The Railway Age, 1945, September 22 article on the NYC Niagara provides a bit more detail on mudring width. It was 5½ inches at the back, 6½ inches at the front, and 6 inches at the sides. By way of comparison, the corresponding dimensions for the UP FEF-1 were 5, 6½, and 6 inches.

That article suggested that the Niagara was a derivative of the NYC L4 4-8-2. But Alco’s input probably drew from its work in developing the UP FEF-2, and perhaps the D&H K-62. The latter has also been cited as an inspiration for the Niagara. Interesting though is that NYC settled for the earlier Alco lateral motion arrangement as on the FEF-1, and not the full Blunt deal as on the later UP and on the D&H locos. In thermal and performance terms, the Niagara was probably another refinement increment beyond those earlier Alco 4-8-4s, although still with a driving axle load under 70 000 lb.
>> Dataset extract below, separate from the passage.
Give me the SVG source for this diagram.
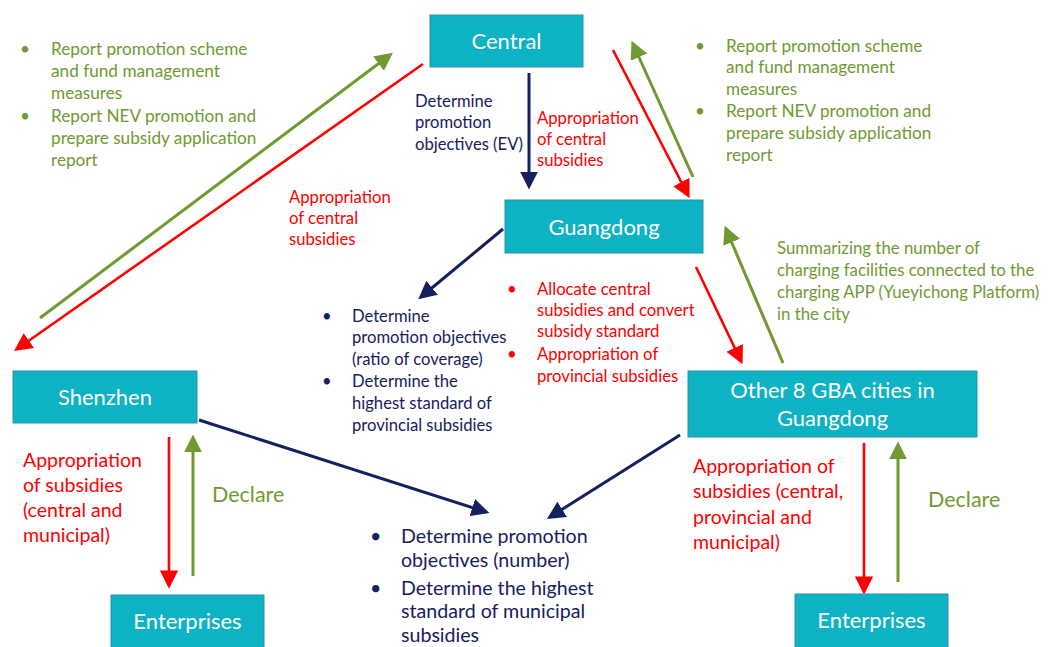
<svg xmlns="http://www.w3.org/2000/svg" width="1059" height="647" viewBox="0 0 1059 647">
<defs>
<style>
text{font-family:Lato,"Open Sans","Liberation Sans",sans-serif}
.box{fill:#0DB2C4;stroke:#2C93A0;stroke-width:1}
.bl{fill:#fff;font-size:22px;text-anchor:middle}
.g{fill:#6F9A31;font-size:17.2px}
.r{fill:#FF0000;font-size:16.7px}
.n{fill:#15205F;font-size:16.6px}
.rl{fill:#FF0000;font-size:19.5px}
.nl{fill:#15205F;font-size:19.6px}
.gl{fill:#6F9A31;font-size:21.5px}
.ln{fill:none;stroke-width:3}
.ln.n2{stroke:#15205F}
.ln.r2{stroke:#FF0000;stroke-width:2.6}
.ln.g2{stroke:#6F9A31}
</style>
<marker id="an" viewBox="0 0 10 10" refX="8" refY="5" markerWidth="6" markerHeight="6" markerUnits="strokeWidth" orient="auto"><path d="M0,0L10,5L0,10z" fill="#15205F"/></marker>
<marker id="ar" viewBox="0 0 10 10" refX="8" refY="5" markerWidth="7" markerHeight="7" markerUnits="strokeWidth" orient="auto"><path d="M0,0L10,5L0,10z" fill="#FF0000"/></marker>
<marker id="ag" viewBox="0 0 10 10" refX="8" refY="5" markerWidth="6" markerHeight="6" markerUnits="strokeWidth" orient="auto"><path d="M0,0L10,5L0,10z" fill="#6F9A31"/></marker>
</defs>

<g id="connectors">
<line class="ln n2" x1="529" y1="73" x2="529" y2="186" marker-end="url(#an)"/>
<line class="ln r2" x1="613" y1="50" x2="688" y2="195" marker-end="url(#ar)"/>
<line class="ln g2" x1="693" y1="177" x2="633" y2="44" marker-end="url(#ag)"/>
<line class="ln g2" x1="40" y1="318" x2="390" y2="55" marker-end="url(#ag)"/>
<line class="ln r2" x1="423" y1="64" x2="17" y2="349" marker-end="url(#ar)"/>
<line class="ln n2" x1="503" y1="229" x2="421" y2="297" marker-end="url(#an)"/>
<line class="ln r2" x1="696" y1="267" x2="741" y2="361" marker-end="url(#ar)"/>
<line class="ln g2" x1="783" y1="363" x2="726" y2="229" marker-end="url(#ag)"/>
<line class="ln n2" x1="199" y1="420" x2="486" y2="512" marker-end="url(#an)"/>
<line class="ln n2" x1="680" y1="435" x2="550" y2="517" marker-end="url(#an)"/>
<line class="ln r2" x1="169" y1="437" x2="169" y2="585" marker-end="url(#ar)"/>
<line class="ln g2" x1="193" y1="576" x2="193" y2="438" marker-end="url(#ag)"/>
<line class="ln r2" x1="864" y1="443" x2="864" y2="591" marker-end="url(#ar)"/>
<line class="ln g2" x1="898" y1="582" x2="898" y2="445" marker-end="url(#ag)"/>
</g>

<g id="central"><rect class="box" x="430" y="15" width="153" height="52"/><text class="bl" x="506.5" y="49">Central</text></g>
<g id="guangdong"><rect class="box" x="505" y="200" width="198" height="53"/><text class="bl" x="604" y="235">Guangdong</text></g>
<g id="shenzhen"><rect class="box" x="13" y="371" width="184" height="52"/><text class="bl" x="105" y="405">Shenzhen</text></g>
<g id="other8"><rect class="box" x="688" y="371" width="289" height="66"/><text class="bl" x="832.5" y="398">Other 8 GBA cities in</text><text class="bl" x="832.5" y="426">Guangdong</text></g>
<g id="enterprises-left"><rect class="box" x="111" y="595" width="153" height="53"/><text class="bl" x="187.5" y="629">Enterprises</text></g>
<g id="enterprises-right"><rect class="box" x="795" y="594" width="153" height="54"/><text class="bl" x="871.5" y="628">Enterprises</text></g>

<g id="label-top-left" class="g">
<text x="20" y="55">•</text><text x="51" y="55">Report promotion scheme</text>
<text x="51" y="77">and fund management</text>
<text x="51" y="99">measures</text>
<text x="20" y="122">•</text><text x="51" y="122">Report NEV promotion and</text>
<text x="51" y="144">prepare subsidy application</text>
<text x="51" y="166">report</text>
</g>
<g id="label-top-right" class="g">
<text x="695" y="52">•</text><text x="726" y="52">Report promotion scheme</text>
<text x="726" y="73">and fund management</text>
<text x="726" y="95">measures</text>
<text x="695" y="117">•</text><text x="726" y="117">Report NEV promotion and</text>
<text x="726" y="139">prepare subsidy application</text>
<text x="726" y="161">report</text>
</g>
<g id="label-central-navy" class="n">
<text x="415" y="107">Determine</text>
<text x="415" y="128">promotion</text>
<text x="415" y="150">objectives (EV)</text>
</g>
<g id="label-central-red" class="r">
<text x="537" y="124">Appropriation</text>
<text x="537" y="145">of central</text>
<text x="537" y="166">subsidies</text>
</g>
<g id="label-left-red" class="r">
<text x="289" y="203">Appropriation</text>
<text x="289" y="224">of central</text>
<text x="289" y="245">subsidies</text>
</g>
<g id="label-guangdong-navy" class="n">
<text x="322" y="322">•</text><text x="352" y="322">Determine</text>
<text x="352" y="343">promotion objectives</text>
<text x="352" y="365">(ratio of coverage)</text>
<text x="322" y="387">•</text><text x="352" y="387">Determine the</text>
<text x="352" y="409">highest standard of</text>
<text x="352" y="431">provincial subsidies</text>
</g>
<g id="label-guangdong-red" class="r">
<text x="507" y="295">•</text><text x="537" y="295">Allocate central</text>
<text x="537" y="316">subsidies and convert</text>
<text x="537" y="337">subsidy standard</text>
<text x="507" y="360">•</text><text x="537" y="360">Appropriation of</text>
<text x="537" y="382">provincial subsidies</text>
</g>
<g id="label-summary" class="g">
<text x="777" y="254" style="font-size:16.8px">Summarizing the number of</text>
<text x="777" y="276" style="font-size:16.8px">charging facilities connected to the</text>
<text x="777" y="298" style="font-size:16.8px">charging APP (Yueyichong Platform)</text>
<text x="777" y="320" style="font-size:16.8px">in the city</text>
</g>
<g id="label-shenzhen-red" class="rl">
<text x="23" y="467">Appropriation</text>
<text x="23" y="492">of subsidies</text>
<text x="23" y="517">(central and</text>
<text x="23" y="542">municipal)</text>
</g>
<text class="gl" x="212" y="502">Declare</text>
<g id="label-bottom-navy" class="nl">
<text x="370" y="543">•</text><text x="401" y="543">Determine promotion</text>
<text x="401" y="567">objectives (number)</text>
<text x="370" y="595">•</text><text x="401" y="595">Determine the highest</text>
<text x="401" y="618">standard of municipal</text>
<text x="401" y="642">subsidies</text>
</g>
<g id="label-other8-red" class="rl">
<text x="693" y="473">Appropriation of</text>
<text x="693" y="498">subsidies (central,</text>
<text x="693" y="524">provincial and</text>
<text x="693" y="549">municipal)</text>
</g>
<text class="gl" x="928" y="507">Declare</text>
</svg>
I suspect that the mechanical vs. civil battle played out on quite a few roads – it certainly happened here in NZ – with mechanical winning more often. Track distress usually takes a while to show up, and can be blamed on other causes, such as poor track gang performance. In the interim, the mechanicals have returned glowing reports of the performance benefits and cost reductions attributable to their latest machine, such that the civils now have an uphill battle persuading management if they think it is the cause of their problems.

Still, there would seem to be more finesse involved in designing a large, fast 4-8-4 within an axle loading of no grater than 70 000 lb, rather going the “brute force” route and letting it lie where it falls at some higher level.

Re the USRA design process, Huddleston gives some, but by no means a full insight in his book “Uncle Sam’s Locomotives”.


Cheers,

It seems to me that the length of time to heat a large volume of water might have been detrimental. Other factors come to mind like water circulation through the boiler, Maybe the size and intensity of the modern (now about 80+ years old fireboxes offset this.